**The exercise**: Look through the material below and copy exactly the lines from the line with "Convert this chart to matplotlib code." to the line with "exports = [195, 195, 170, 163, 160]", those two lines included.

**Provided material**:

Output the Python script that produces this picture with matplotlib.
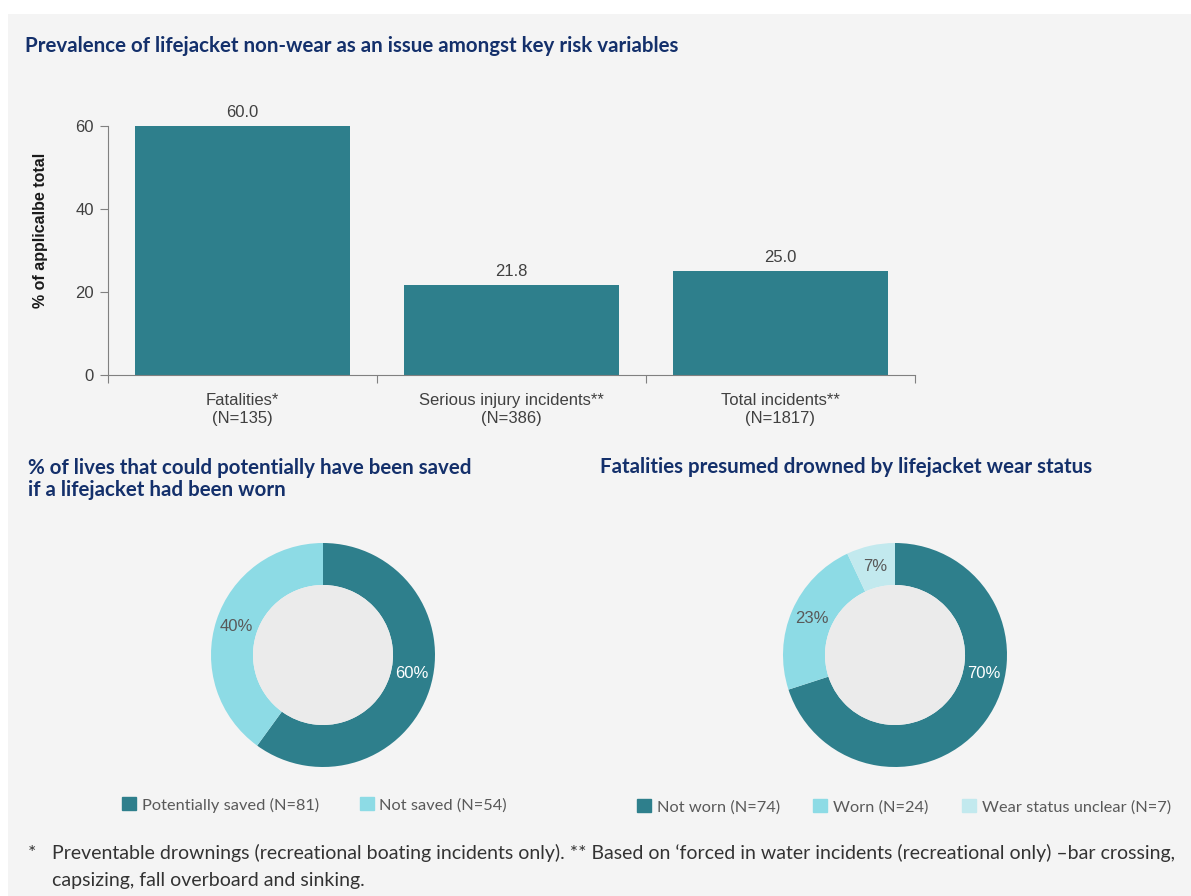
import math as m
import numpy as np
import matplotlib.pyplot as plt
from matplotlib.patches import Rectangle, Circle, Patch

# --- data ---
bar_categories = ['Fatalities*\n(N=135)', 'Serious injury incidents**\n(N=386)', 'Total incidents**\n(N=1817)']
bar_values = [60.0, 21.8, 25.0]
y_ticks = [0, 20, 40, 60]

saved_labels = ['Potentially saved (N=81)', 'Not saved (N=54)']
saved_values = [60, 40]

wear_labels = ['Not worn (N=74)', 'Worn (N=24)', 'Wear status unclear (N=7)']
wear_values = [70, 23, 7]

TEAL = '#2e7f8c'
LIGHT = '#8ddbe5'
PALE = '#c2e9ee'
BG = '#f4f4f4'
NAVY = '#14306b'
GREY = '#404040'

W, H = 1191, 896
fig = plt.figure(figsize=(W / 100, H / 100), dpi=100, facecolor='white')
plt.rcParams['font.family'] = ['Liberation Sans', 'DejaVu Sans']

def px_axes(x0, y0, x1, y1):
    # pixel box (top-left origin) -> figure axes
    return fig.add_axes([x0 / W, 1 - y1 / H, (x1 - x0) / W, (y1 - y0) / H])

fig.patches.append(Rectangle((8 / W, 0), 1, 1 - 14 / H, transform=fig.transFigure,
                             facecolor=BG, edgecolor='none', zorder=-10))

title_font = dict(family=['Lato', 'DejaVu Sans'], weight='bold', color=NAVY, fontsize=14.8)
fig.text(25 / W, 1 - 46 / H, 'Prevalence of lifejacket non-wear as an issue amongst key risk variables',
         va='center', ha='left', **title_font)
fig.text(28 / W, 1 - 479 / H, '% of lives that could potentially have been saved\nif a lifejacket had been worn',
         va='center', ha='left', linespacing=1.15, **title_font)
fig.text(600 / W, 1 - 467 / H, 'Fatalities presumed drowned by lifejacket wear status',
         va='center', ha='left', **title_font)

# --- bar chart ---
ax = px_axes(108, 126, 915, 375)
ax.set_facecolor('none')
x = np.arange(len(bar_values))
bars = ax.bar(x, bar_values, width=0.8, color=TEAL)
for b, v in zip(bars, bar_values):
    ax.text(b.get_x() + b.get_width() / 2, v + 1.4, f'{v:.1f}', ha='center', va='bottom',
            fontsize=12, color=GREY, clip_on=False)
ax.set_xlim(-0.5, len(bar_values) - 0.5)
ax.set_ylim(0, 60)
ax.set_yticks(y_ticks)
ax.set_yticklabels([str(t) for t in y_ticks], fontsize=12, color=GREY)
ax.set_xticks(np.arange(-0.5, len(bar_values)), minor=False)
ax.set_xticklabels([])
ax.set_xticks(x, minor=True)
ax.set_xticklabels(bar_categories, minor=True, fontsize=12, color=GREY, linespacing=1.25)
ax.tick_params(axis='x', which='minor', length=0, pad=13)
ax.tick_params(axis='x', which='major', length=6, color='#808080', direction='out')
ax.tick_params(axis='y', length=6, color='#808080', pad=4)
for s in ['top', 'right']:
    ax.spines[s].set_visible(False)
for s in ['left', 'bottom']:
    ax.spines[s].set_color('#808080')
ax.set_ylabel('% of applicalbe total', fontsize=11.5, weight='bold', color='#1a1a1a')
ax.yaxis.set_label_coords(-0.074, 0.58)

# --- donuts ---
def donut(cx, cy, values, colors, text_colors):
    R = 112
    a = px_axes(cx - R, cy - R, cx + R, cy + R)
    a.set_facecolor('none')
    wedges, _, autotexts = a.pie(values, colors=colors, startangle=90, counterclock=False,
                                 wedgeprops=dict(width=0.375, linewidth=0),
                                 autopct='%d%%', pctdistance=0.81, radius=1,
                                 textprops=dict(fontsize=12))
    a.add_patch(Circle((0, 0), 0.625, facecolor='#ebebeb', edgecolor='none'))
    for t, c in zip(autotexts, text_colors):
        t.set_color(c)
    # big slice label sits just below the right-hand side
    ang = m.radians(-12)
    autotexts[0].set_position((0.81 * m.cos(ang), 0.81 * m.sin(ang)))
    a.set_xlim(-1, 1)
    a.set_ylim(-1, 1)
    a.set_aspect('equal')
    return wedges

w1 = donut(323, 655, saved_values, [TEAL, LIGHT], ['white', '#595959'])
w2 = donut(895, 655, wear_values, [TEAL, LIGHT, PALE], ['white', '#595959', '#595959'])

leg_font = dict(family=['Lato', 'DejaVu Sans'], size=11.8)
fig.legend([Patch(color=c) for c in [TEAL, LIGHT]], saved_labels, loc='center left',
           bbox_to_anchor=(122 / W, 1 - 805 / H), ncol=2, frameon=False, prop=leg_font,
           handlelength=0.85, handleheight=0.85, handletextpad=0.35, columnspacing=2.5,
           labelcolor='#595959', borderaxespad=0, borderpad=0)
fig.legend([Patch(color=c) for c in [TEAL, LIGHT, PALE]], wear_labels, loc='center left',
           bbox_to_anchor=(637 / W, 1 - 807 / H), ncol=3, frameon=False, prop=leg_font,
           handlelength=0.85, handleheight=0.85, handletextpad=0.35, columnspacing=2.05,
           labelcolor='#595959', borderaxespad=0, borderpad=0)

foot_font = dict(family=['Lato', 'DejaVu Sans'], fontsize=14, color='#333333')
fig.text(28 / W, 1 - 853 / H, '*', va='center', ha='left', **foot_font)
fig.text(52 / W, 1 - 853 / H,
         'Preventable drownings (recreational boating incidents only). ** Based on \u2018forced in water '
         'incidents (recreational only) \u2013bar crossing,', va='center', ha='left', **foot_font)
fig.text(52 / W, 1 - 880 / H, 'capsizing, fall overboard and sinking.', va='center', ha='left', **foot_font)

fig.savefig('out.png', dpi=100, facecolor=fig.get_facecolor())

* * *

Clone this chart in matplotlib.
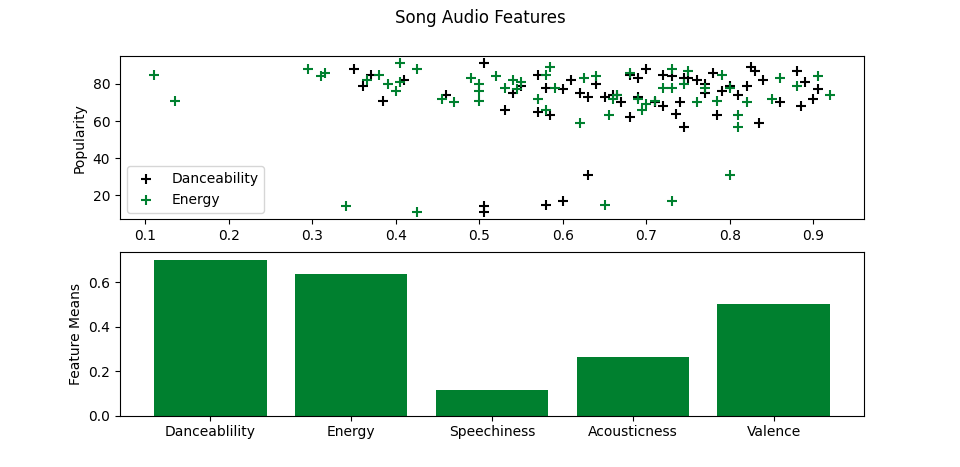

* * *

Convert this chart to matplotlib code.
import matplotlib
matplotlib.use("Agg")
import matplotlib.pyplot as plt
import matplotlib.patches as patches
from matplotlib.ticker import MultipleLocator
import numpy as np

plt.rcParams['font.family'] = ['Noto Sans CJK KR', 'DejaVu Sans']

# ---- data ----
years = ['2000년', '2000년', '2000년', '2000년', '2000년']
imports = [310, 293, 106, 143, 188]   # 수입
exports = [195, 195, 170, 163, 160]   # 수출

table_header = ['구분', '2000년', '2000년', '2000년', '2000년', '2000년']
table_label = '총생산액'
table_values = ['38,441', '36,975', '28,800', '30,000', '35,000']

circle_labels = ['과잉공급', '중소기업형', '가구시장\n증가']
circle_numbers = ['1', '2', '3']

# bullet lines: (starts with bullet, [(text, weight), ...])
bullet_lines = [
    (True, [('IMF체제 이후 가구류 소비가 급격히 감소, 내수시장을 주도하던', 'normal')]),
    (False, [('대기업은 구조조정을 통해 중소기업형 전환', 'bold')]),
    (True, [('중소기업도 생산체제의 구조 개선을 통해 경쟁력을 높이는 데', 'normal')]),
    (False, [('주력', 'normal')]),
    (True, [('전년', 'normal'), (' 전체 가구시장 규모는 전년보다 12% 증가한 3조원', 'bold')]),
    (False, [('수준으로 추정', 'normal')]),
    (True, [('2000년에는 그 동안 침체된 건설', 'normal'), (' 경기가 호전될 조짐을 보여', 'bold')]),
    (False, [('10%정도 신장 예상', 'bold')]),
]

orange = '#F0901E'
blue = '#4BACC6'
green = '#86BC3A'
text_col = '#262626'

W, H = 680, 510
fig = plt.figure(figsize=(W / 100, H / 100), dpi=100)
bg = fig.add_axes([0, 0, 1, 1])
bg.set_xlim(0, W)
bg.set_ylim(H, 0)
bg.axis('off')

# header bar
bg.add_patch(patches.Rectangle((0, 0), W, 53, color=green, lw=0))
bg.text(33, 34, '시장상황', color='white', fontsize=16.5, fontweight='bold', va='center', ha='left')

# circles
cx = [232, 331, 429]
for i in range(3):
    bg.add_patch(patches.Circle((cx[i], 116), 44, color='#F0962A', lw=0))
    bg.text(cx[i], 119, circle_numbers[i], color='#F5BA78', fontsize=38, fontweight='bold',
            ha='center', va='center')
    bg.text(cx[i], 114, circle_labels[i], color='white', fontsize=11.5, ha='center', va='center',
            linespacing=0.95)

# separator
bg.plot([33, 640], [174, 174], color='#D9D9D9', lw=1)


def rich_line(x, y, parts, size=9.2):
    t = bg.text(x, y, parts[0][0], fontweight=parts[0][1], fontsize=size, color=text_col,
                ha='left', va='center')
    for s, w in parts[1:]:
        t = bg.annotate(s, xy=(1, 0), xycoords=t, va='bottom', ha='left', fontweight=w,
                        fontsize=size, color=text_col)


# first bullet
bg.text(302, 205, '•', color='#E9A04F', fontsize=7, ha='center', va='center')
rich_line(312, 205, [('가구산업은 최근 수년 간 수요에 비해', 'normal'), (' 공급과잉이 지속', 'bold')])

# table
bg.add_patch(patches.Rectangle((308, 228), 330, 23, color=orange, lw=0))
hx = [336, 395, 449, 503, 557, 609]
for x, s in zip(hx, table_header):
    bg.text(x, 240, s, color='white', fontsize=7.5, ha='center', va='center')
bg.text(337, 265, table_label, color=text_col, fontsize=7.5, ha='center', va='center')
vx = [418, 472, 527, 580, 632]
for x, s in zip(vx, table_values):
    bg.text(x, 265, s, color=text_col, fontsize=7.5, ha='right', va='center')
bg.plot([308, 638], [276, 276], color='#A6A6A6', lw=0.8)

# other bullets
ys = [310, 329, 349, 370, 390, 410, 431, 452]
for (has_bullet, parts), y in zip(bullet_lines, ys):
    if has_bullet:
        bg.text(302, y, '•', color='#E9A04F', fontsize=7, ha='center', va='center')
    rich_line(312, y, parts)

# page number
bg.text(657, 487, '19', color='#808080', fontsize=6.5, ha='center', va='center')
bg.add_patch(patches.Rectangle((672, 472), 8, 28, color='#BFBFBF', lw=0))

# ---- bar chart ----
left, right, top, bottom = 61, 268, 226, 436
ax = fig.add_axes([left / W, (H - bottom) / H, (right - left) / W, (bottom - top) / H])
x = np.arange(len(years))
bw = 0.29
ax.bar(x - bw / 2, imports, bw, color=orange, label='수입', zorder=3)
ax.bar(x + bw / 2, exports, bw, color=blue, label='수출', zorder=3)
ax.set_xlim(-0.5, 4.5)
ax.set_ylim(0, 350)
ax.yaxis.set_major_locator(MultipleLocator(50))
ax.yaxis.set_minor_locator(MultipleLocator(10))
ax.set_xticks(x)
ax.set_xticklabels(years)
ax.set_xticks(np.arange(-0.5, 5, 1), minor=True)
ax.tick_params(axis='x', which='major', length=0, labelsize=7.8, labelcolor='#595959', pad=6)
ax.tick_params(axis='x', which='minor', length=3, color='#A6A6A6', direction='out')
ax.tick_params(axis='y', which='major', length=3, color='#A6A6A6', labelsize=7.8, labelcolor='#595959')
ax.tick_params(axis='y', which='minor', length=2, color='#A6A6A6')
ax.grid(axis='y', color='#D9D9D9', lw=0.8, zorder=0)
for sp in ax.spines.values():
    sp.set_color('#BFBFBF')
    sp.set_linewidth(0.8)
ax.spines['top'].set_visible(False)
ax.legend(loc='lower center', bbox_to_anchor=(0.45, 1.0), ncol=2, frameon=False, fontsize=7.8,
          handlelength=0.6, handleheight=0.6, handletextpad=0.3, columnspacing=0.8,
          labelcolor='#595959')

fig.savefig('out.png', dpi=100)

**Reply to the task**:
Convert this chart to matplotlib code.
import matplotlib
matplotlib.use("Agg")
import matplotlib.pyplot as plt
import matplotlib.patches as patches
from matplotlib.ticker import MultipleLocator
import numpy as np

plt.rcParams['font.family'] = ['Noto Sans CJK KR', 'DejaVu Sans']

# ---- data ----
years = ['2000년', '2000년', '2000년', '2000년', '2000년']
imports = [310, 293, 106, 143, 188]   # 수입
exports = [195, 195, 170, 163, 160]   # 수출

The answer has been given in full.